As a young girl, I remember zipping up my winter jacket and walking in the chilly November air to the local polling place with my mom. My mother would let me huddle into the small voting booth with her, show me how to fill in the bubbles, and, my favorite part, let the machine ‘eat’ the ballot and read aloud the total number of ballots submitted. During Obama’s campaign for the presidency in 2008, my mom was very involved in helping people register and making telephone calls to local voters. I loved tagging along to the campaign headquarters in my hometown and making buttons or posters to hang in the windows. I was incredibly fortunate to have such experiences as a child which has then since influenced my views on not just voting, but understanding how important it is to use my voice as a citizen of this country. Being able to vote in my first presidential election and being able to vote for the first woman on the ballot was such a powerful and moving experience that it is difficult to explain through words. As such, the recent results of the election have shaken me to my core.

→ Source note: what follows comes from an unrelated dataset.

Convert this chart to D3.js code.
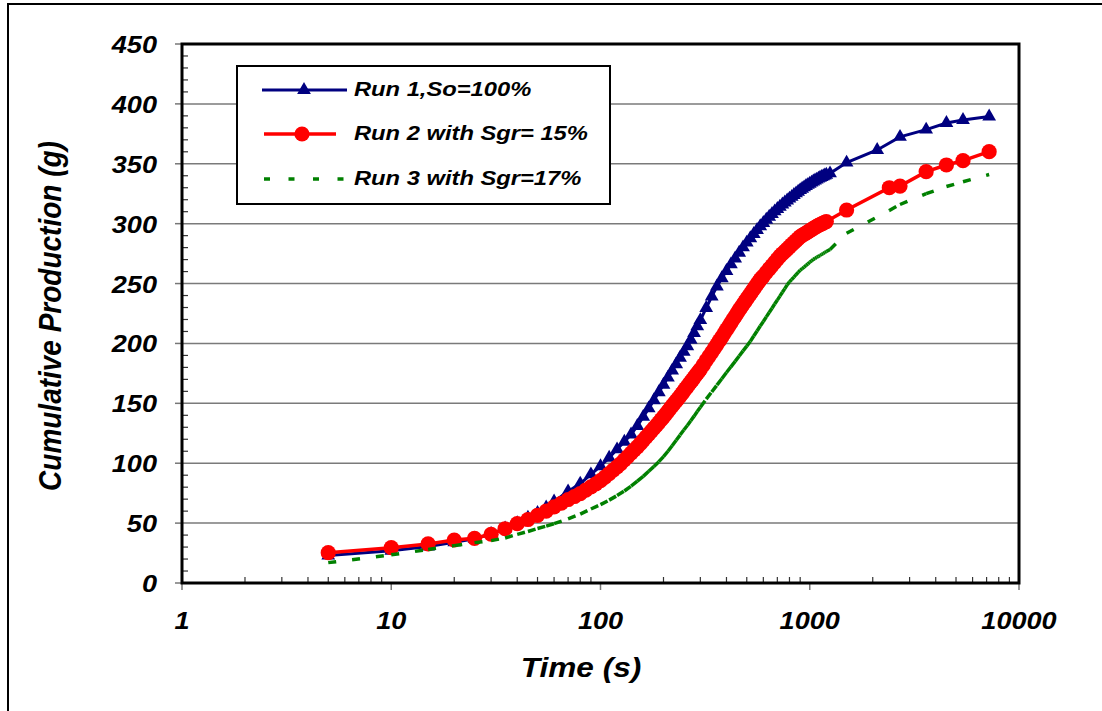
<!DOCTYPE html>
<html><head><meta charset="utf-8">
<script src="https://cdn.jsdelivr.net/npm/d3@7"></script>
<style>
body{margin:0;background:#fff;}
text{font-family:Arial,"Liberation Sans",sans-serif;font-weight:bold;font-style:italic;fill:#000;}
</style>
</head><body>
<svg id="chart" width="1102" height="711"></svg>
<script>
// ---- data ----
// Run 1 and Run 3 share this sampling of the dense part
const timeDense = [5,10,15,20,25,30,35,40,45,50,55,60,
  70,80,90,100,110,120,130,140,150,160,170,180,190,200,210,220,230,240,250,260,270,280,290,300,
  320,340,360,380,400,420,440,460,480,500,520,540,560,580,600,620,640,660,680,700,720,740,760,780,800,
  820,840,860,880,900,920,940,960,980,1000,1020,1040,1060,1080,1100,1120,1140,1160,1180,1200];
const run1Dense = [23,27,30.5,34,37,41,45.5,50,54.5,58.5,63,68,
  76.5,83,90.7,97.5,104.6,111.6,118,124,131.1,138.7,145.8,152.6,159.2,165.5,171.5,177.3,182.7,188,193,197.7,203.1,208.8,214.3,219.5,
  229.6,239.2,247.5,254.5,260.5,266,271,275.8,280.2,284.2,287.9,291.4,294.7,297.8,300.6,303.3,305.8,308.1,310.3,312.3,314.2,316,317.7,319.3,320.9,
  322.4,323.9,325.3,326.7,328,329.2,330.3,331.4,332.4,333.4,334.3,335.2,336,336.8,337.6,338.3,339,339.6,340.2,340.8];
const run1TailTime  = [1250,1500,2100,2700,3600,4500,5400,7200];
const run1TailValue = [342,351,361.5,372.5,378.5,384,386.5,389.5];

// Run 2 is sampled more densely
const run2Time = [5,10,15,20,25,30,35,40,45,50,55,60,
  65,70,75,80,85,90,95,100,105,110,115,120,125,130,135,140,145,150,155,160,165,170,175,180,185,190,195,200,
  205,210,215,220,225,230,235,240,245,250,255,260,265,270,275,280,285,290,295,300,
  310,320,330,340,350,360,370,380,390,400,410,420,430,440,450,460,470,480,490,500,510,520,530,540,550,560,570,580,590,600,
  620,640,660,680,700,720,740,760,780,800,820,840,860,880,900,920,940,960,980,1000,1020,1040,1060,1080,1100,1120,1140,1160,1180,1200,
  1500,2400,2700,3600,4500,5400,7200];
const run2Value = [25.3,29.5,32.6,35.9,37.3,40.7,45.3,49.5,53,56.5,60,63.5,
  66.6,69.7,72.2,74.6,77.5,80.2,82.8,85.4,88.4,91.4,94.2,97,99.7,102.7,105.6,108.4,111.2,113.7,116.3,119,121.7,124.3,126.8,129.2,131.6,133.9,136.3,138.7,
  141,143.3,145.6,147.8,149.9,152,154,156.1,158.1,160.2,162.2,164,166,167.9,169.6,171.5,173.3,175,176.7,178.4,
  182.1,185.8,189.3,192.6,195.9,199.1,202.3,205.3,208.5,211.5,214.3,217.2,220,222.6,225.4,228,230.3,232.7,234.9,237.2,239.3,241.4,243.5,245.6,247.5,249.5,251.4,253.3,254.8,256.3,
  259.3,262.2,265,267.7,270.3,272.9,274.9,276.8,278.8,280.6,282.4,284.1,285.8,287.5,289.1,290.2,291.2,292.2,293.2,294.2,295.1,296.1,297,297.7,298.5,299.2,299.9,300.5,301.2,301.8,
  311.4,330,331.4,343.4,349,352.6,360.1];

const run3Dense = [17,23.5,28,31.2,33.7,35.4,37.6,40.6,43,45.5,47.5,49.5,
  53.5,57.5,61.8,65.4,69.2,73,76.8,80.9,85,89,93.3,97.3,101.3,105.5,110,114.6,119.2,123.5,127.7,131.5,135.5,139.3,143.1,146.8,
  153.5,159.5,165.2,170.5,175.7,180.5,185,189.5,193.8,197.8,201.7,206.2,210.4,214.5,218.3,222.2,225.9,229.4,232.9,236.2,239.5,242.7,245.8,248.9,251.4,
  253.4,255.4,257.4,259.3,261.1,262.5,263.8,265.1,266.4,267.8,269,270.2,271,271.9,272.7,273.5,274.4,275.1,275.9,276.7];
const run3TailTime  = [1250,1500,2400,2700,3600,4500,5400,7200];
const run3TailValue = [278.5,292,311,316,325,331,335,341];

const xTickValues = [1,10,100,1000,10000];
const yTickValues = [0,50,100,150,200,250,300,350,400,450];
const seriesNames = ["Run 1,So=100%","Run 2 with Sgr= 15%","Run 3 with Sgr=17%"];
const xTitle = "Time (s)";
const yTitle = "Cumulative Production (g)";

// ---- build ----
function pts(times, vals){ return times.map((t,i)=>({t:t, v:vals[i]})); }
const s1 = pts(timeDense, run1Dense).concat(pts(run1TailTime, run1TailValue));
const s2 = pts(run2Time, run2Value);
const s3 = pts(timeDense, run3Dense).concat(pts(run3TailTime, run3TailValue));

const svg = d3.select("#chart");
const L = 182, R = 1019, T = 44, B = 583;
const x = d3.scaleLog().domain([1,10000]).range([L,R]);
const y = d3.scaleLinear().domain([0,450]).range([B,T]);
const SX = 1.13;
const NAVY = "#000080", RED = "#ff0000", GREEN = "#008000";

function label(g, px, py, str, size, anchor, rot){
  return g.append("text")
    .attr("transform", `translate(${px},${py}) scale(${SX},1)` + (rot ? ` rotate(${rot})` : ""))
    .attr("text-anchor", anchor)
    .style("font-size", size + "px")
    .text(str);
}

// outer frame
svg.append("rect").attr("x",8).attr("y",4).attr("width",1200).attr("height",800)
  .attr("fill","none").attr("stroke","#000").attr("stroke-width",2);

// gridlines
svg.append("g").selectAll("line").data(yTickValues.filter(v=>v>0 && v<450)).join("line")
  .attr("x1",L).attr("x2",R).attr("y1",d=>y(d)).attr("y2",d=>y(d))
  .attr("stroke","#7a7a7a").attr("stroke-width",1.5);

// y axis ticks
const yMinor = d3.range(10,450,10).filter(v=>v%50!==0);
svg.append("g").selectAll("line").data(yTickValues).join("line")
  .attr("x1",L-7).attr("x2",L).attr("y1",d=>y(d)).attr("y2",d=>y(d))
  .attr("stroke","#777").attr("stroke-width",1.5);
svg.append("g").selectAll("line").data(yMinor).join("line")
  .attr("x1",L).attr("x2",L+6).attr("y1",d=>y(d)).attr("y2",d=>y(d))
  .attr("stroke","#333").attr("stroke-width",1.2);

// x axis ticks
const xMinor = [];
[1,10,100,1000].forEach(dec=>{ for(let k=2;k<=9;k++) xMinor.push(dec*k); });
svg.append("g").selectAll("line").data(xTickValues).join("line")
  .attr("x1",d=>x(d)).attr("x2",d=>x(d)).attr("y1",B).attr("y2",B+7)
  .attr("stroke","#777").attr("stroke-width",1.5);
svg.append("g").selectAll("line").data(xMinor).join("line")
  .attr("x1",d=>x(d)).attr("x2",d=>x(d)).attr("y1",B-6).attr("y2",B)
  .attr("stroke","#333").attr("stroke-width",1.2);

// plot border
svg.append("rect").attr("x",L).attr("y",T).attr("width",R-L).attr("height",B-T)
  .attr("fill","none").attr("stroke","#000").attr("stroke-width",3);

// tick labels
const gl = svg.append("g");
yTickValues.forEach(v=> label(gl, 157, y(v)+9, String(v), 24, "end"));
xTickValues.forEach(v=> label(gl, x(v), 629, String(v), 24, "middle"));
label(gl, 581, 677, xTitle, 28, "middle");
label(gl, 61, 316, yTitle, 28, "middle", -90);

// series
const line = d3.line().x(d=>x(d.t)).y(d=>y(d.v));
const gS = svg.append("g");
// run 1
gS.append("path").attr("d", line(s1)).attr("fill","none").attr("stroke",NAVY).attr("stroke-width",3);
const tri = d3.symbol().type(d3.symbolTriangle).size(82);
gS.append("g").selectAll("path").data(s1).join("path")
  .attr("d", tri).attr("transform", d=>`translate(${x(d.t)},${y(d.v)})`)
  .attr("fill",NAVY);
// run 2
gS.append("path").attr("d", line(s2)).attr("fill","none").attr("stroke",RED).attr("stroke-width",3.5);
gS.append("g").selectAll("circle").data(s2).join("circle")
  .attr("cx",d=>x(d.t)).attr("cy",d=>y(d.v)).attr("r",7.6).attr("fill",RED);
// run 3 (dashed, pattern restarts per segment)
const segs3 = d3.pairs(s3);
gS.append("g").selectAll("line").data(segs3).join("line")
  .attr("x1",d=>x(d[0].t)).attr("y1",d=>y(d[0].v)).attr("x2",d=>x(d[1].t)).attr("y2",d=>y(d[1].v))
  .attr("stroke",GREEN).attr("stroke-width",3.5).attr("stroke-dasharray","8,16");

// legend
const gL = svg.append("g");
gL.append("rect").attr("x",237).attr("y",66).attr("width",373).attr("height",138)
  .attr("fill","#fff").attr("stroke","#000").attr("stroke-width",2);
gL.append("line").attr("x1",262).attr("x2",347).attr("y1",90).attr("y2",90).attr("stroke",NAVY).attr("stroke-width",3);
gL.append("path").attr("d",tri).attr("transform","translate(304,90)").attr("fill",NAVY);
gL.append("line").attr("x1",264).attr("x2",336).attr("y1",134).attr("y2",134).attr("stroke",RED).attr("stroke-width",3.5);
gL.append("circle").attr("cx",302).attr("cy",134).attr("r",7.6).attr("fill",RED);
gL.append("line").attr("x1",264).attr("x2",346).attr("y1",179).attr("y2",179).attr("stroke",GREEN).attr("stroke-width",3.5).attr("stroke-dasharray","6,18.5");
label(gL, 354, 96, seriesNames[0], 21, "start");
label(gL, 354, 140, seriesNames[1], 21, "start");
label(gL, 354, 185, seriesNames[2], 21, "start");
</script>
</body></html>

My immediate reaction was to feel sadness, anger, and then hate. The majority of people in this country chose to elect a person who openly denigrates minorities, LGBTQ+ community members, women, persons with disabilities, and the list goes on. I kept asking myself over and over again, how could someone actively chose such a man to run the country? At first I was sad. And I still am. I thought about the high school and middle school students at my current service learning site, on the brink of becoming adults, the majority of whom are part of a marginalized group. I thought about my summer school students, all under the age of 12, who have already been failed by the school system and spit out by their own city. I thought about every single woman who has made an impact on my life and how incredibly strong each one of them are. I grieve for all of them, especially the young children whom I have come in contact with. Their innocent curiosity for the world is what I love most about working with children and it hurts my heart that they will eventually need to comprehend the events of this election.

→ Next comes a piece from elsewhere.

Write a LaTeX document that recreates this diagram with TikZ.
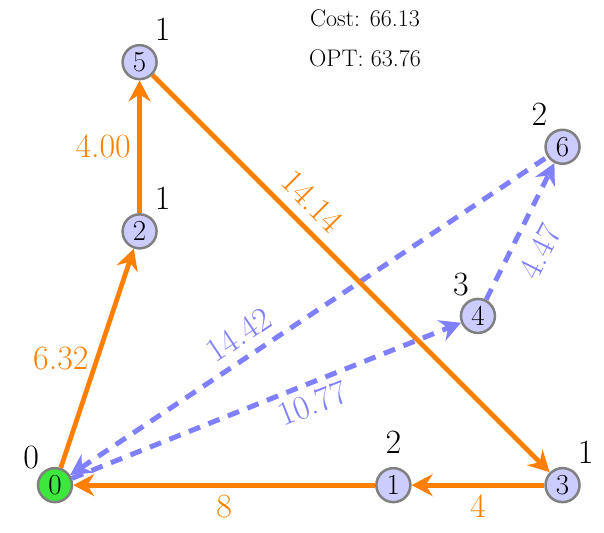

Next, my sadness morphed into anger and I thought that hating the people that voted for him was the answer. How could they be so selfish to not care about how their actions could affect the lives of so many others? Even with the immense frustration that I feel, I know that I’m not a person that is so easily taken over by hate. I have always made sure that every person in my life knows how special and important they are to this world. It is my main mission as a future teacher to spread my love and kindness to my students so they can then spread it throughout the rest of the world. Hate may spread like fire, but love is what saves a person from a burning room.

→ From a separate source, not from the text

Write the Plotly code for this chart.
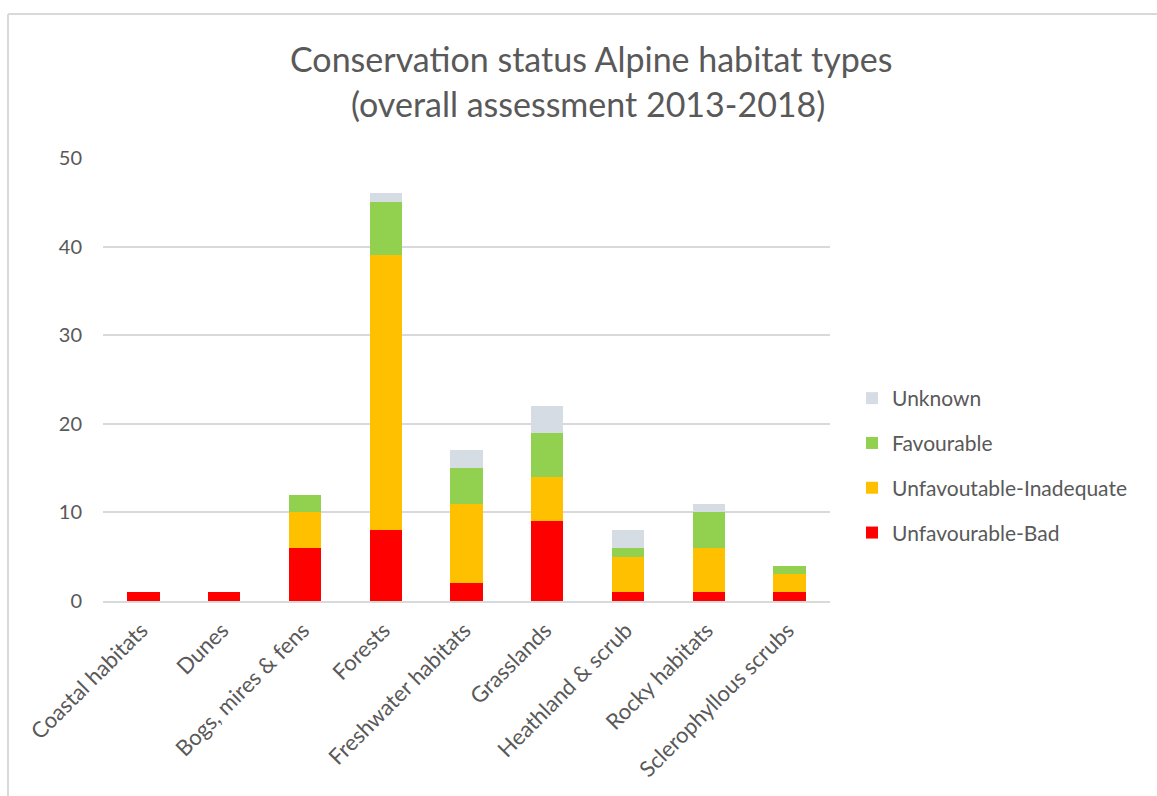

These emotions are still circulating inside of me, but after watching Hillary Clinton’s concession speech I have a newfound hope. Her speech relates in many ways to the letter I received from Barack Obama about 10 years ago. One of the statements from his letter has always resonated with me in particular, especially so in the last few days. “Every moment is an opportunity to make the world better”. Although the results sting like a defeat, it’s possible to turn it into an opportunity. I think it is more necessary now than ever to have incredible teachers ready to positively impact the lives of children across the nation. The children are the future and if we believe they don’t deserve to grow up in a country that disrespects them, then something needs to be done to change that.

We teach kids from a very young age not to hurt others, but I think they’re simply mimicking what they see printed across newspapers, streaming on TVs or social media, or even witnessing on the streets outside their own homes. In spite of all of these events, it is important to keep in mind that empathy is not gone. Hope is not gone. Love is not gone.